■ Information shown

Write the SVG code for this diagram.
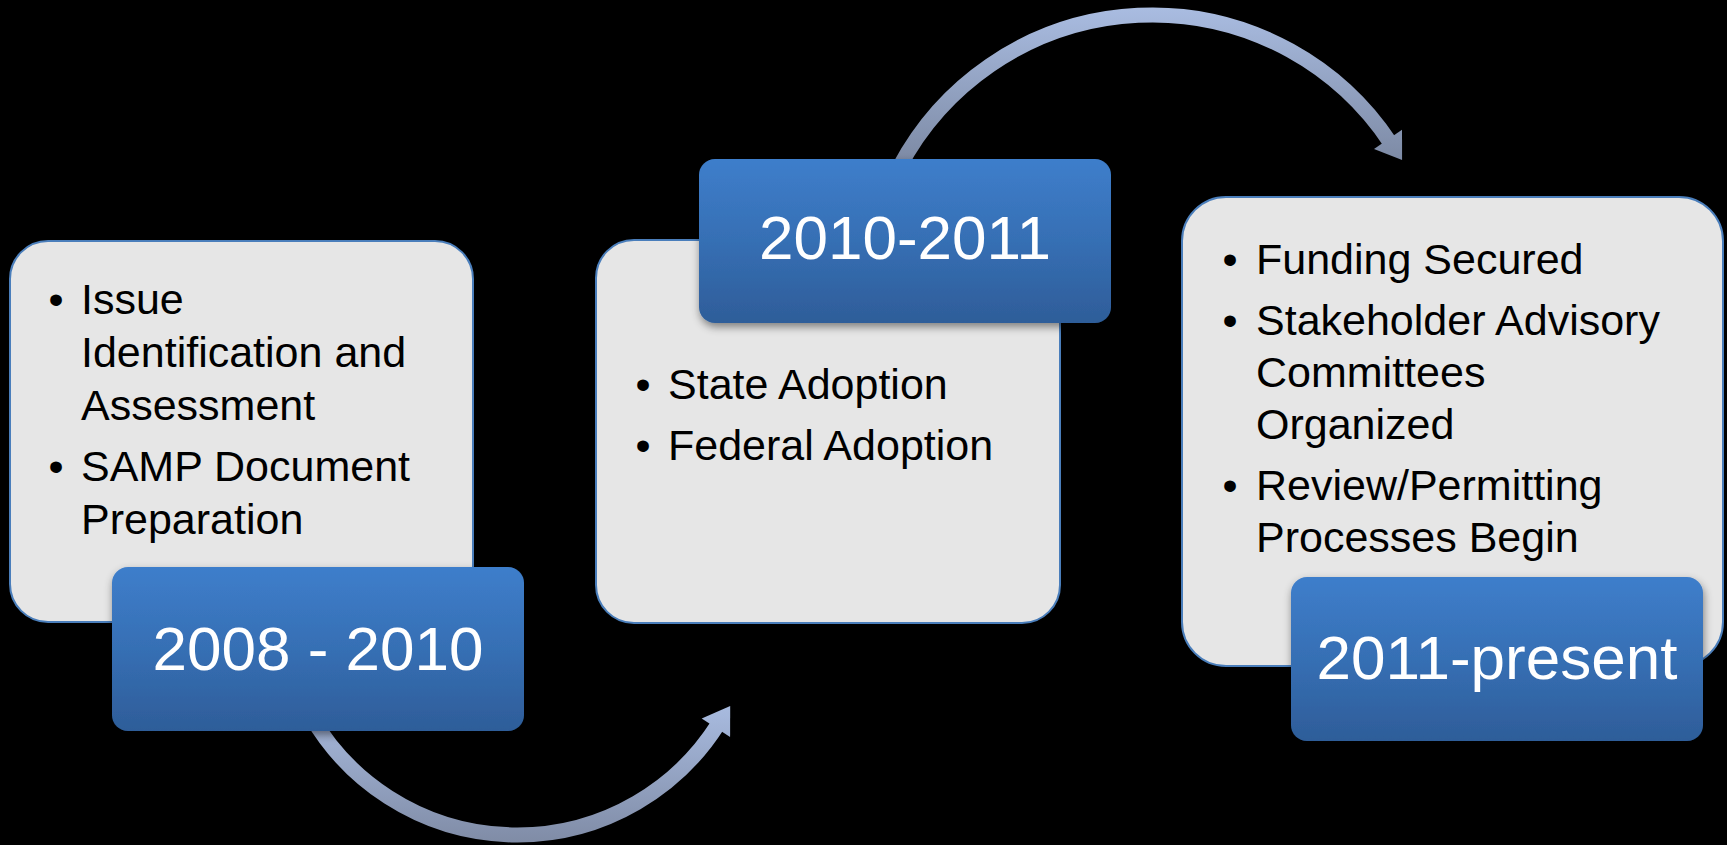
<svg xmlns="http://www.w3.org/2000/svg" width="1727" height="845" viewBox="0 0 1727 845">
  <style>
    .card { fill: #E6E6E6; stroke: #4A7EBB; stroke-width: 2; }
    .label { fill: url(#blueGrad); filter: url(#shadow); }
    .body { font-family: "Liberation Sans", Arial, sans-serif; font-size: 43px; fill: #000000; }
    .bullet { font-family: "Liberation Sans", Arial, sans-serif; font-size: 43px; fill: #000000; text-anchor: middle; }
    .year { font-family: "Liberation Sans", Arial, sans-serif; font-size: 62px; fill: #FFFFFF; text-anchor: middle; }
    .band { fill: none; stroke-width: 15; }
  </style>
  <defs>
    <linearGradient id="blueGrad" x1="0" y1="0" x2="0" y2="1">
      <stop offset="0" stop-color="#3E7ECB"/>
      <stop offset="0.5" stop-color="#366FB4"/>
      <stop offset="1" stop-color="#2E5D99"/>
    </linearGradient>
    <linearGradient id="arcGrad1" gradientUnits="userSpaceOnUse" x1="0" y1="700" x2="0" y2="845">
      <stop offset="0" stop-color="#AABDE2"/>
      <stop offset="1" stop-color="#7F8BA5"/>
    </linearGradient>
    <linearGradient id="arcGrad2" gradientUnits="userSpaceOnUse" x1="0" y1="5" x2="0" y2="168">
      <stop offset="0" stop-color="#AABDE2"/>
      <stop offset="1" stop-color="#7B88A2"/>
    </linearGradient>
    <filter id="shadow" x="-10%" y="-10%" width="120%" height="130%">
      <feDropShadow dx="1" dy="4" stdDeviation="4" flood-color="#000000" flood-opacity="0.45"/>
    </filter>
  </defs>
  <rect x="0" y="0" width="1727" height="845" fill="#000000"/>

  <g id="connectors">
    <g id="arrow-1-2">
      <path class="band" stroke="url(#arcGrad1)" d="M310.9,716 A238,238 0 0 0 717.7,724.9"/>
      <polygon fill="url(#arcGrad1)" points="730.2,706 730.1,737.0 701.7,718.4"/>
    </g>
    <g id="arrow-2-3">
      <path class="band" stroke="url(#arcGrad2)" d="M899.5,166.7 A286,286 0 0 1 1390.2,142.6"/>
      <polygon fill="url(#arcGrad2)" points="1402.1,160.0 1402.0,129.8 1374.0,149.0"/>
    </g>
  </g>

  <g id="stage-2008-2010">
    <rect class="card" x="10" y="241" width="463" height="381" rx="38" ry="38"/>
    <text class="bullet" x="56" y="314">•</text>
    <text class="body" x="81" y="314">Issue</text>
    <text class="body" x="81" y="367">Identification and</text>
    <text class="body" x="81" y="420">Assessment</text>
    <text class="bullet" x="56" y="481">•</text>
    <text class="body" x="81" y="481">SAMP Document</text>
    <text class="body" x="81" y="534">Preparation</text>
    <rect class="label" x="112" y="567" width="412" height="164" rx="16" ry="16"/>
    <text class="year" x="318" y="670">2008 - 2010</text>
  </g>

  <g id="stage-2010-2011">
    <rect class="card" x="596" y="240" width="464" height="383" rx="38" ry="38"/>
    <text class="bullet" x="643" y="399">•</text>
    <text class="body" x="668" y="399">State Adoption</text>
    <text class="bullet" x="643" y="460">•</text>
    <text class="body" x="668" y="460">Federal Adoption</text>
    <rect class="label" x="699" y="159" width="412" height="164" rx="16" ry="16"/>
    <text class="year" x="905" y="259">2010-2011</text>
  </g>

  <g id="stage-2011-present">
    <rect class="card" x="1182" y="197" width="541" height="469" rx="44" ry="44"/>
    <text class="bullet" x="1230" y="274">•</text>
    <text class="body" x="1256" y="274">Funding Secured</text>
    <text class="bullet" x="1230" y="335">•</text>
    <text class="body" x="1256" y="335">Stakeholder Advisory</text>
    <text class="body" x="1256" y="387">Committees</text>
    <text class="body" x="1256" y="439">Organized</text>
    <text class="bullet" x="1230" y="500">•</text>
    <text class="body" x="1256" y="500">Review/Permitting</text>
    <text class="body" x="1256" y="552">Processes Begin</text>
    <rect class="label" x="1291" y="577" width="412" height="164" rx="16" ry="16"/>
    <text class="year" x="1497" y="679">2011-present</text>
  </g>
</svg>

■ Exercise
Every line of the material is to be quoted exactly, with no pictures carried over.

■ Solved exercise
Write the SVG code for this diagram.
<svg xmlns="http://www.w3.org/2000/svg" width="1727" height="845" viewBox="0 0 1727 845">
  <style>
    .card { fill: #E6E6E6; stroke: #4A7EBB; stroke-width: 2; }
    .label { fill: url(#blueGrad); filter: url(#shadow); }
    .body { font-family: "Liberation Sans", Arial, sans-serif; font-size: 43px; fill: #000000; }
    .bullet { font-family: "Liberation Sans", Arial, sans-serif; font-size: 43px; fill: #000000; text-anchor: middle; }
    .year { font-family: "Liberation Sans", Arial, sans-serif; font-size: 62px; fill: #FFFFFF; text-anchor: middle; }
    .band { fill: none; stroke-width: 15; }
  </style>
  <defs>
    <linearGradient id="blueGrad" x1="0" y1="0" x2="0" y2="1">
      <stop offset="0" stop-color="#3E7ECB"/>
      <stop offset="0.5" stop-color="#366FB4"/>
      <stop offset="1" stop-color="#2E5D99"/>
    </linearGradient>
    <linearGradient id="arcGrad1" gradientUnits="userSpaceOnUse" x1="0" y1="700" x2="0" y2="845">
      <stop offset="0" stop-color="#AABDE2"/>
      <stop offset="1" stop-color="#7F8BA5"/>
    </linearGradient>
    <linearGradient id="arcGrad2" gradientUnits="userSpaceOnUse" x1="0" y1="5" x2="0" y2="168">
      <stop offset="0" stop-color="#AABDE2"/>
      <stop offset="1" stop-color="#7B88A2"/>
    </linearGradient>
    <filter id="shadow" x="-10%" y="-10%" width="120%" height="130%">
      <feDropShadow dx="1" dy="4" stdDeviation="4" flood-color="#000000" flood-opacity="0.45"/>
    </filter>
  </defs>
  <rect x="0" y="0" width="1727" height="845" fill="#000000"/>

  <g id="connectors">
    <g id="arrow-1-2">
      <path class="band" stroke="url(#arcGrad1)" d="M310.9,716 A238,238 0 0 0 717.7,724.9"/>
      <polygon fill="url(#arcGrad1)" points="730.2,706 730.1,737.0 701.7,718.4"/>
    </g>
    <g id="arrow-2-3">
      <path class="band" stroke="url(#arcGrad2)" d="M899.5,166.7 A286,286 0 0 1 1390.2,142.6"/>
      <polygon fill="url(#arcGrad2)" points="1402.1,160.0 1402.0,129.8 1374.0,149.0"/>
    </g>
  </g>

  <g id="stage-2008-2010">
    <rect class="card" x="10" y="241" width="463" height="381" rx="38" ry="38"/>
    <text class="bullet" x="56" y="314">•</text>
    <text class="body" x="81" y="314">Issue</text>
    <text class="body" x="81" y="367">Identification and</text>
    <text class="body" x="81" y="420">Assessment</text>
    <text class="bullet" x="56" y="481">•</text>
    <text class="body" x="81" y="481">SAMP Document</text>
    <text class="body" x="81" y="534">Preparation</text>
    <rect class="label" x="112" y="567" width="412" height="164" rx="16" ry="16"/>
    <text class="year" x="318" y="670">2008 - 2010</text>
  </g>

  <g id="stage-2010-2011">
    <rect class="card" x="596" y="240" width="464" height="383" rx="38" ry="38"/>
    <text class="bullet" x="643" y="399">•</text>
    <text class="body" x="668" y="399">State Adoption</text>
    <text class="bullet" x="643" y="460">•</text>
    <text class="body" x="668" y="460">Federal Adoption</text>
    <rect class="label" x="699" y="159" width="412" height="164" rx="16" ry="16"/>
    <text class="year" x="905" y="259">2010-2011</text>
  </g>

  <g id="stage-2011-present">
    <rect class="card" x="1182" y="197" width="541" height="469" rx="44" ry="44"/>
    <text class="bullet" x="1230" y="274">•</text>
    <text class="body" x="1256" y="274">Funding Secured</text>
    <text class="bullet" x="1230" y="335">•</text>
    <text class="body" x="1256" y="335">Stakeholder Advisory</text>
    <text class="body" x="1256" y="387">Committees</text>
    <text class="body" x="1256" y="439">Organized</text>
    <text class="bullet" x="1230" y="500">•</text>
    <text class="body" x="1256" y="500">Review/Permitting</text>
    <text class="body" x="1256" y="552">Processes Begin</text>
    <rect class="label" x="1291" y="577" width="412" height="164" rx="16" ry="16"/>
    <text class="year" x="1497" y="679">2011-present</text>
  </g>
</svg>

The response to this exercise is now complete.